His hypocrisy knows no bounds. He rails at unnamed “Imperialists” (sooooo 1950s) for plotting against him, he accuses the Western press of unfairly backing his rival. And, in the BBC interview, he claims: “My rival is the product of a PR campaign, he is actually a tool of the oligarchs.”
All this from a man who has hired US campaign consultant Rob Allyn to orchestrate his own attack on the polls, and on Jokowi. Rob Allyn, a fundraiser for George W Bush cut his teeth (or perhaps smeared them) first on the campaign that sought to undermine Senator John McCain’s military record. For someone so resentful of non-Indonesians meddling in national affairs, Prabowo seems to be listening closely to Allyn. Indeed there are many things about his current approach that echo the US presidental vote in 2000. That was the election in which victorious Democrats allowed scheming Republicans to steal the presidency from under their noses. To this day, I’ve never understood why U.S. citizens sat on their hands and witnessed this hijacking of the democratic principles that they are so keen to promote overseas (if somewhat selectively, witness Egypt and Palestine).
Americans are a lot more apathetic about their democracy than Indonesians are. And there was frankly a lot less difference between Bush and Gore in 2000 than there is between Prabowo and Jokowi in 2014. I applaud Jokowi and his supporters for staying calm and allowing the increasingly ridiculous-looking Prabowo to burst himself with his own bluster.
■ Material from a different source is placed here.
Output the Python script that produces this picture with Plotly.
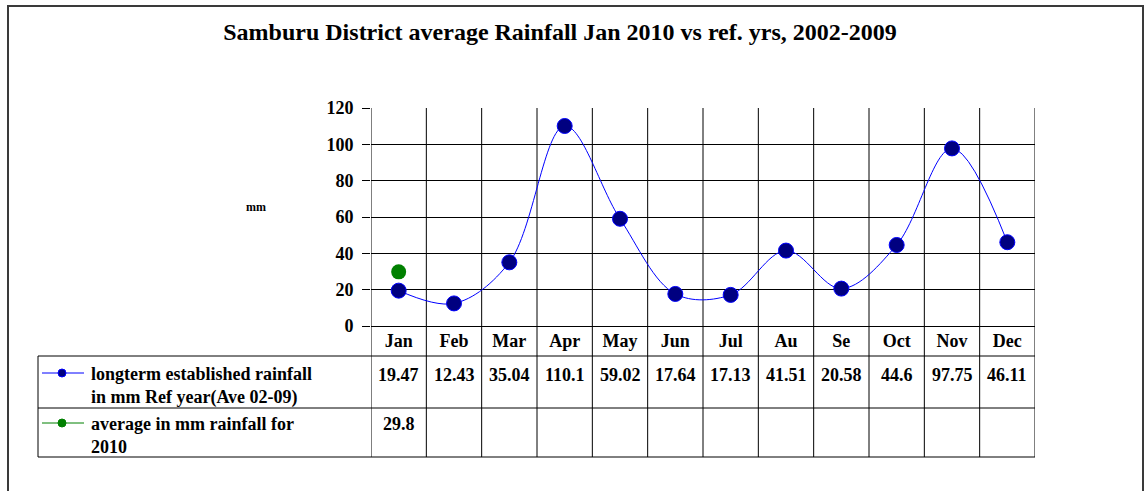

But don’t stay TOO calm, please. If it comes to it, the majority of Indonesians who want to defend democracy may have to take a slightly more proactive approach.
“Indonesia did come bottom of the international league table in maths, but even primary school students know that 48% (roughly the percentage of Indonesians that voted for Prabowo according all reputable counts) is smaller than two thirds”
I think Prabowo was referring to the votes his coalition won during the legislative election.
This does not make his claim any less moronic though.
Yes indeed, he was referring to the DPR votes. But other than those who voted for Gerindra, people did not at the time know they were voting for a Probowo coalition. To me, the comment seemed to confirm Prabowo’s failure to grasp how completely Indonesian politics have changed since the “glory days” that he harks back to.